→ REQUIRED TASK
Restate the listing below word for word, omitting any images.

— begin MATERIAL —

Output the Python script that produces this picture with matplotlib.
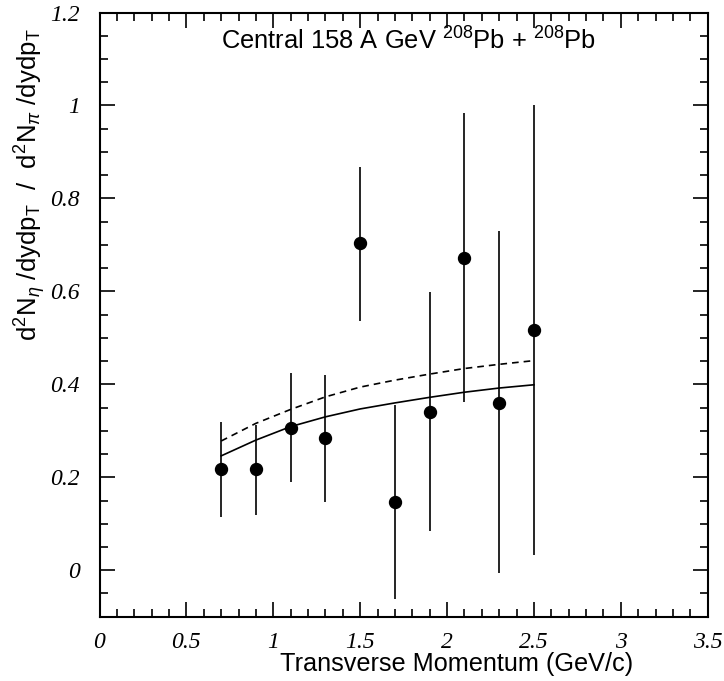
import matplotlib
matplotlib.use("Agg")
import matplotlib.pyplot as plt
from matplotlib.ticker import MultipleLocator, FuncFormatter

# Data
pt = [0.7, 0.9, 1.1, 1.3, 1.5, 1.7, 1.9, 2.1, 2.3, 2.5]
ratio = [0.217, 0.217, 0.307, 0.284, 0.703, 0.147, 0.341, 0.672, 0.360, 0.516]
err_hi = [0.319, 0.312, 0.424, 0.421, 0.868, 0.355, 0.599, 0.984, 0.730, 1.000]
err_lo = [0.115, 0.119, 0.190, 0.147, 0.536, -0.062, 0.084, 0.361, -0.007, 0.033]

curve_x = [0.7, 0.9, 1.1, 1.3, 1.5, 1.7, 1.9, 2.1, 2.3, 2.5]
curve_solid = [0.246, 0.280, 0.309, 0.330, 0.347, 0.360, 0.372, 0.383, 0.392, 0.399]
curve_dashed = [0.278, 0.316, 0.346, 0.373, 0.394, 0.409, 0.422, 0.434, 0.443, 0.451]

x_ticks = [0, 0.5, 1, 1.5, 2, 2.5, 3, 3.5]
y_ticks = [0, 0.2, 0.4, 0.6, 0.8, 1.0, 1.2]

plt.rcParams['mathtext.fontset'] = 'custom'
plt.rcParams['mathtext.rm'] = 'Liberation Sans'
plt.rcParams['mathtext.it'] = 'Liberation Sans:italic'
plt.rcParams['mathtext.bf'] = 'Liberation Sans:bold'

W, H = 724, 681
fig = plt.figure(figsize=(W / 100, H / 100), dpi=100)
L, R, T, B = 99.5, 707.7, 12.5, 616.7
ax = fig.add_axes([L / W, 1 - B / H, (R - L) / W, (B - T) / H])

ax.set_xlim(0, 3.5)
ax.set_ylim(-0.1, 1.2)

yerr = [[r - lo for r, lo in zip(ratio, err_lo)], [hi - r for r, hi in zip(ratio, err_hi)]]
ax.errorbar(pt, ratio, yerr=yerr, fmt='o', color='black', ms=8.6,
            elinewidth=1.2, capsize=0, zorder=3)
ax.plot(curve_x, curve_solid, color='black', lw=1.2, zorder=2)
ax.plot(curve_x, curve_dashed, color='black', lw=1.2, dashes=(4, 3), zorder=2)

ax.xaxis.set_major_locator(MultipleLocator(0.5))
ax.xaxis.set_minor_locator(MultipleLocator(0.1))
ax.yaxis.set_major_locator(MultipleLocator(0.2))
ax.yaxis.set_minor_locator(MultipleLocator(0.05))

def fmt(v, pos):
    if abs(v) < 1e-9:
        return '0'
    s = ('%.1f' % v)
    if s.endswith('.0'):
        s = s[:-2]
    return s

ax.xaxis.set_major_formatter(FuncFormatter(fmt))
ax.yaxis.set_major_formatter(FuncFormatter(fmt))
ax.set_xticks(x_ticks)
ax.set_yticks(y_ticks)

ax.tick_params(which='both', direction='in', top=True, right=True, width=1.2)
ax.tick_params(which='major', length=11)
ax.tick_params(which='minor', length=5.5)
ax.tick_params(axis='x', pad=11)
ax.tick_params(axis='y', pad=14)
for lab in ax.get_xticklabels() + ax.get_yticklabels():
    lab.set_fontfamily('Liberation Serif')
    lab.set_fontstyle('italic')
    lab.set_fontsize(17)
for s in ax.spines.values():
    s.set_linewidth(1.5)

fig.text(408.5 / W, 1 - 41 / H, r"Central 158 A GeV $^{208}$Pb + $^{208}$Pb",
         ha='center', va='center', fontsize=18.4, family='Liberation Sans')
fig.text(456.5 / W, 1 - 664 / H, "Transverse Momentum (GeV/c)",
         ha='center', va='center', fontsize=18.2, family='Liberation Sans')
fig.text(30 / W, 1 - 28 / H,
         r"d$^{2}$N$_{\eta}$ /dydp$_{\mathrm{T}}$  /  d$^{2}$N$_{\pi}$ /dydp$_{\mathrm{T}}$",
         ha='center', va='top', rotation=90, fontsize=18.5, family='Liberation Sans')

fig.savefig('out.png', dpi=100)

— end MATERIAL —

→ RESULT FOR THIS TASK
Output the Python script that produces this picture with matplotlib.
import matplotlib
matplotlib.use("Agg")
import matplotlib.pyplot as plt
from matplotlib.ticker import MultipleLocator, FuncFormatter

# Data
pt = [0.7, 0.9, 1.1, 1.3, 1.5, 1.7, 1.9, 2.1, 2.3, 2.5]
ratio = [0.217, 0.217, 0.307, 0.284, 0.703, 0.147, 0.341, 0.672, 0.360, 0.516]
err_hi = [0.319, 0.312, 0.424, 0.421, 0.868, 0.355, 0.599, 0.984, 0.730, 1.000]
err_lo = [0.115, 0.119, 0.190, 0.147, 0.536, -0.062, 0.084, 0.361, -0.007, 0.033]

curve_x = [0.7, 0.9, 1.1, 1.3, 1.5, 1.7, 1.9, 2.1, 2.3, 2.5]
curve_solid = [0.246, 0.280, 0.309, 0.330, 0.347, 0.360, 0.372, 0.383, 0.392, 0.399]
curve_dashed = [0.278, 0.316, 0.346, 0.373, 0.394, 0.409, 0.422, 0.434, 0.443, 0.451]

x_ticks = [0, 0.5, 1, 1.5, 2, 2.5, 3, 3.5]
y_ticks = [0, 0.2, 0.4, 0.6, 0.8, 1.0, 1.2]

plt.rcParams['mathtext.fontset'] = 'custom'
plt.rcParams['mathtext.rm'] = 'Liberation Sans'
plt.rcParams['mathtext.it'] = 'Liberation Sans:italic'
plt.rcParams['mathtext.bf'] = 'Liberation Sans:bold'

W, H = 724, 681
fig = plt.figure(figsize=(W / 100, H / 100), dpi=100)
L, R, T, B = 99.5, 707.7, 12.5, 616.7
ax = fig.add_axes([L / W, 1 - B / H, (R - L) / W, (B - T) / H])

ax.set_xlim(0, 3.5)
ax.set_ylim(-0.1, 1.2)

yerr = [[r - lo for r, lo in zip(ratio, err_lo)], [hi - r for r, hi in zip(ratio, err_hi)]]
ax.errorbar(pt, ratio, yerr=yerr, fmt='o', color='black', ms=8.6,
            elinewidth=1.2, capsize=0, zorder=3)
ax.plot(curve_x, curve_solid, color='black', lw=1.2, zorder=2)
ax.plot(curve_x, curve_dashed, color='black', lw=1.2, dashes=(4, 3), zorder=2)

ax.xaxis.set_major_locator(MultipleLocator(0.5))
ax.xaxis.set_minor_locator(MultipleLocator(0.1))
ax.yaxis.set_major_locator(MultipleLocator(0.2))
ax.yaxis.set_minor_locator(MultipleLocator(0.05))

def fmt(v, pos):
    if abs(v) < 1e-9:
        return '0'
    s = ('%.1f' % v)
    if s.endswith('.0'):
        s = s[:-2]
    return s

ax.xaxis.set_major_formatter(FuncFormatter(fmt))
ax.yaxis.set_major_formatter(FuncFormatter(fmt))
ax.set_xticks(x_ticks)
ax.set_yticks(y_ticks)

ax.tick_params(which='both', direction='in', top=True, right=True, width=1.2)
ax.tick_params(which='major', length=11)
ax.tick_params(which='minor', length=5.5)
ax.tick_params(axis='x', pad=11)
ax.tick_params(axis='y', pad=14)
for lab in ax.get_xticklabels() + ax.get_yticklabels():
    lab.set_fontfamily('Liberation Serif')
    lab.set_fontstyle('italic')
    lab.set_fontsize(17)
for s in ax.spines.values():
    s.set_linewidth(1.5)

fig.text(408.5 / W, 1 - 41 / H, r"Central 158 A GeV $^{208}$Pb + $^{208}$Pb",
         ha='center', va='center', fontsize=18.4, family='Liberation Sans')
fig.text(456.5 / W, 1 - 664 / H, "Transverse Momentum (GeV/c)",
         ha='center', va='center', fontsize=18.2, family='Liberation Sans')
fig.text(30 / W, 1 - 28 / H,
         r"d$^{2}$N$_{\eta}$ /dydp$_{\mathrm{T}}$  /  d$^{2}$N$_{\pi}$ /dydp$_{\mathrm{T}}$",
         ha='center', va='top', rotation=90, fontsize=18.5, family='Liberation Sans')

fig.savefig('out.png', dpi=100)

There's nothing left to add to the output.